# Task prompt
Don't include pictures. Quote the lines below from the first through the line that contains "from matplotlib.patches import Rectangle".

* Start *

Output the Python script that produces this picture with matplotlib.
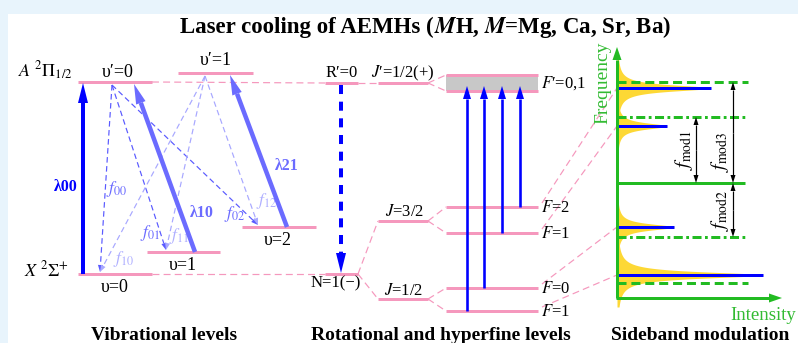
import numpy as np
import matplotlib
matplotlib.use("Agg")
import matplotlib.pyplot as plt
from matplotlib.patches import Rectangle

plt.rcParams['font.family'] = ['Liberation Serif', 'DejaVu Serif']
plt.rcParams['mathtext.fontset'] = 'stix'
plt.rcParams['lines.scale_dashes'] = False

# ---------------- data (diagram levels, in picture units) ----------------
vib_labels = ["υ′=0", "υ′=1", "υ=0", "υ=1", "υ=2"]
vib_level_y = [82, 73, 274, 252, 227]
vib_level_x = [(78, 152), (178, 253), (78, 152), (147, 220), (242, 316)]

decay_labels = ["00", "01", "02", "10", "11", "12"]
decay_from = [0, 0, 0, 1, 1, 1]          # index of upper vib level
decay_to = [2, 3, 4, 2, 3, 4]            # index of lower vib level

pump_labels = ["λ00", "λ10", "λ21"]

rot_labels = ["R′=0", r"$J$′=1/2(+)", "N=1(−)", r"$J$=3/2", r"$J$=1/2"]
rot_level_y = [83, 83, 274, 221, 299]

hf_labels = [r"$F$=2", r"$F$=1", r"$F$=0", r"$F$=1"]
hf_level_y = [207, 233, 288, 311]
band_y = (75, 91)

side_line_y = [88, 126, 227, 275]        # blue sideband frequencies
side_line_len = [94, 50, 57, 146]        # intensities (pixel length)
green_y = [82, 117, 183, 237, 283]
green_style = ['dash', 'dashdot', 'solid', 'dashdot', 'dash']
fmod_labels = [r"$f_{\mathrm{mod1}}$", r"$f_{\mathrm{mod3}}$", r"$f_{\mathrm{mod2}}$"]

# ---------------- figure ----------------
fig = plt.figure(figsize=(7.98, 3.43), dpi=100)
fig.patch.set_facecolor('#e8f4fc')
ax = fig.add_axes([0, 0, 1, 1])
ax.set_xlim(0, 798)
ax.set_ylim(343, 0)
ax.axis('off')
ax.add_patch(Rectangle((8, 14), 790, 329, facecolor='white', edgecolor='none', zorder=0))

PX = 0.72
PINK = '#f598bd'
BLUE = '#0000ff'
LBLUE = '#6b6bff'
DBLUE = '#5a5aff'
VLBLUE = '#a8a8ff'
GREEN = '#22bb22'


def arrow(x0, y0, x1, y1, color, w, hl, hw, dashes=None, z=3, head=True):
    d = np.array([x1 - x0, y1 - y0], float)
    L = np.hypot(*d)
    u = d / L
    n = np.array([-u[1], u[0]])
    b = np.array([x1, y1]) - u * hl
    kw = dict(color=color, lw=w * PX, solid_capstyle='butt', zorder=z)
    if dashes is not None:
        kw['dashes'] = dashes
        kw['dash_capstyle'] = 'butt'
    ax.plot([x0, b[0]], [y0, b[1]], **kw)
    if head:
        p1 = b + n * hw / 2
        p2 = b - n * hw / 2
        ax.fill([x1, p1[0], p2[0]], [y1, p1[1], p2[1]], color=color, lw=0, zorder=z)


def dbl_arrow(x, y0, y1, color='black'):
    ym = (y0 + y1) / 2
    arrow(x, ym, x, y0, color, 1.2, 8, 5)
    arrow(x, ym, x, y1, color, 1.2, 8, 5)


def level(x0, x1, y, lw=3):
    ax.plot([x0, x1], [y, y], color=PINK, lw=lw * PX, solid_capstyle='butt', zorder=2)


def pdash(xs, ys):
    ax.plot(xs, ys, color=PINK, lw=1.2 * PX, dashes=(5, 3), zorder=1)


# title
ax.text(434, 33, "Laser cooling of AEMHs (", fontsize=16.5, fontweight='bold', ha='right', va='baseline')
ax.text(434, 33, r"$\boldsymbol{M}$H, $\boldsymbol{M}$=Mg, Ca, Sr, Ba)", fontsize=16.5, fontweight='bold', ha='left', va='baseline')

# ---------------- vibrational levels ----------------
for (x0, x1), y in zip(vib_level_x, vib_level_y):
    level(x0, x1, y)
ax.text(45, 77, r"$A\ ^{2}\Pi_{1/2}$", fontsize=13, ha='center', va='baseline')
ax.text(46, 276, r"$X\ ^{2}\Sigma^{+}$", fontsize=13, ha='center', va='baseline')
vib_lab_pos = [(118, 77), (216, 65), (115, 292), (183, 270), (278, 245)]
for t, (x, y) in zip(vib_labels, vib_lab_pos):
    ax.text(x, y, t, fontsize=13, ha='center', va='baseline')

# connectors to rotational panel
pdash([152, 325], [vib_level_y[0], rot_level_y[0]])
pdash([152, 325], [vib_level_y[2], rot_level_y[2]])

# decay (dashed) arrows
start_pts = [(112, 85), (205, 76)]
end_x = {2: 100, 3: 166, 4: 258}
for lab, fi, ti in zip(decay_labels, decay_from, decay_to):
    sx, sy = start_pts[fi]
    col = DBLUE if fi == 0 else VLBLUE
    arrow(sx, sy, end_x[ti], vib_level_y[ti] - 2, col, 1.2, 7, 5, dashes=(4, 2.5), z=2)

flab_pos = {"00": (106, 193), "01": (140, 237), "02": (224, 218), "10": (113, 263),
            "11": (169, 240), "12": (256, 205)}
for lab in decay_labels:
    x, y = flab_pos[lab]
    col = '#6a6aff' if lab[0] == '0' else '#b0b0ff'
    ax.text(x, y, r"$f_{%s}$" % lab, fontsize=12.5, color=col, ha='left', va='baseline', zorder=2)

# pump arrows
arrow(83, vib_level_y[2], 83, vib_level_y[0] + 1, BLUE, 4, 20, 10, z=3)
arrow(195, vib_level_y[3], 134, vib_level_y[0] + 2, LBLUE, 4.5, 20, 10, z=3)
arrow(287, vib_level_y[4], 230, vib_level_y[1] + 2, LBLUE, 4.5, 20, 10, z=3)
ax.text(66, 191, pump_labels[0], fontsize=11.5, fontweight='bold', color=BLUE, ha='center', va='baseline')
ax.text(202, 217, pump_labels[1], fontsize=11.5, fontweight='bold', color=LBLUE, ha='center', va='baseline')
ax.text(287, 170, pump_labels[2], fontsize=11.5, fontweight='bold', color=LBLUE, ha='center', va='baseline')

# ---------------- rotational / hyperfine ----------------
level(325, 358, rot_level_y[0])
level(378, 428, rot_level_y[1])
level(325, 358, rot_level_y[2])
level(378, 428, rot_level_y[3])
level(378, 428, rot_level_y[4])
pdash([358, 378], [rot_level_y[0], rot_level_y[1]])
pdash([358, 378], [rot_level_y[2], rot_level_y[3]])
pdash([358, 378], [rot_level_y[2], rot_level_y[4]])
ax.text(342, 77, rot_labels[0], fontsize=12, ha='center', va='baseline')
ax.text(403, 77, rot_labels[1], fontsize=12, ha='center', va='baseline')
ax.text(336, 287, rot_labels[2], fontsize=12, ha='center', va='baseline')
ax.text(405, 216, rot_labels[3], fontsize=12, ha='center', va='baseline')
ax.text(404, 295, rot_labels[4], fontsize=12, ha='center', va='baseline')

# upper F' band
ax.add_patch(Rectangle((446, band_y[0]), 92, band_y[1] - band_y[0], facecolor='#c8c8c8',
                       edgecolor='none', zorder=1))
level(446, 538, band_y[0])
level(446, 538, band_y[1])
pdash([428, 446], [rot_level_y[1], band_y[0]])
pdash([428, 446], [rot_level_y[1], band_y[1]])
ax.text(541, 88, r"$F$′=0,1", fontsize=12, ha='left', va='baseline')

# hyperfine levels
for y in hf_level_y:
    level(446, 538, y)
pdash([428, 446], [rot_level_y[3], hf_level_y[0]])
pdash([428, 446], [rot_level_y[3], hf_level_y[1]])
pdash([428, 446], [rot_level_y[4], hf_level_y[2]])
pdash([428, 446], [rot_level_y[4], hf_level_y[3]])
for t, y in zip(hf_labels, hf_level_y):
    ax.text(541, y + 5, t, fontsize=12, ha='left', va='baseline')

# dashed decay R'=0 -> N=1
arrow(341, rot_level_y[0] + 2, 341, rot_level_y[2] - 1, BLUE, 4, 20, 10, dashes=(6.5, 5.5), z=3)

# hyperfine pump arrows
for x, y in zip([520, 502, 484, 467], hf_level_y):
    arrow(x, y, x, 86, BLUE, 2.6, 13, 8, z=3)

# pink mapping lines to sideband panel
for y0, y1 in zip(hf_level_y, side_line_y):
    pdash([542, 617], [y0 - 4, y1])

# ---------------- sideband panel ----------------
AX0 = 617
yy = np.linspace(-32, 32, 400)
g = 3.8
for y0, L in zip(side_line_y, side_line_len):
    prof = L * g ** 2 / (g ** 2 + yy ** 2)
    ax.fill_betweenx(y0 + yy, AX0, AX0 + prof, color='#fdd835', lw=0, zorder=1)
for y0, L in zip(side_line_y, side_line_len):
    ax.plot([AX0, AX0 + L], [y0, y0], color=BLUE, lw=3 * PX, solid_capstyle='butt', zorder=3)

for y, s in zip(green_y, green_style):
    if s == 'solid':
        ax.plot([AX0, 745], [y, y], color=GREEN, lw=3 * PX, solid_capstyle='butt', zorder=2)
    elif s == 'dash':
        ax.plot([AX0, 748], [y, y], color=GREEN, lw=3 * PX, dashes=(6.5, 3.5), zorder=2)
    else:
        ax.plot([AX0, 748], [y, y], color=GREEN, lw=3 * PX, dashes=(6.5, 2.5, 2, 2.5), zorder=2)

# axes arrows
arrow(AX0, 298, AX0, 47, GREEN, 3, 13, 9, z=4)
arrow(AX0 - 1.5, 298, 782, 298, GREEN, 3, 13, 9, z=4)
ax.text(603, 83, "Frequency", fontsize=14, color='#33bb33', rotation=90, ha='center', va='center')
ax.text(796, 320, "Intensity", fontsize=13.5, color='#33bb33', ha='right', va='baseline')

dbl_arrow(696, green_y[1], green_y[2])
dbl_arrow(733, green_y[0], green_y[2])
dbl_arrow(733, green_y[2], green_y[3])
ax.text(684, 150, fmod_labels[0], fontsize=14, rotation=90, ha='center', va='center')
ax.text(720, 152, fmod_labels[1], fontsize=14, rotation=90, ha='center', va='center')
ax.text(720, 210, fmod_labels[2], fontsize=14, rotation=90, ha='center', va='center')

# bottom captions
ax.text(164, 340, "Vibrational levels", fontsize=14, fontweight='bold', ha='center', va='baseline')
ax.text(441, 340, "Rotational and hyperfine levels", fontsize=14, fontweight='bold', ha='center', va='baseline')
ax.text(700, 340, "Sideband modulation", fontsize=14, fontweight='bold', ha='center', va='baseline')

fig.savefig("out.png", dpi=100, facecolor=fig.get_facecolor())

* End *

# Solution to the exercise
Output the Python script that produces this picture with matplotlib.
import numpy as np
import matplotlib
matplotlib.use("Agg")
import matplotlib.pyplot as plt
from matplotlib.patches import Rectangle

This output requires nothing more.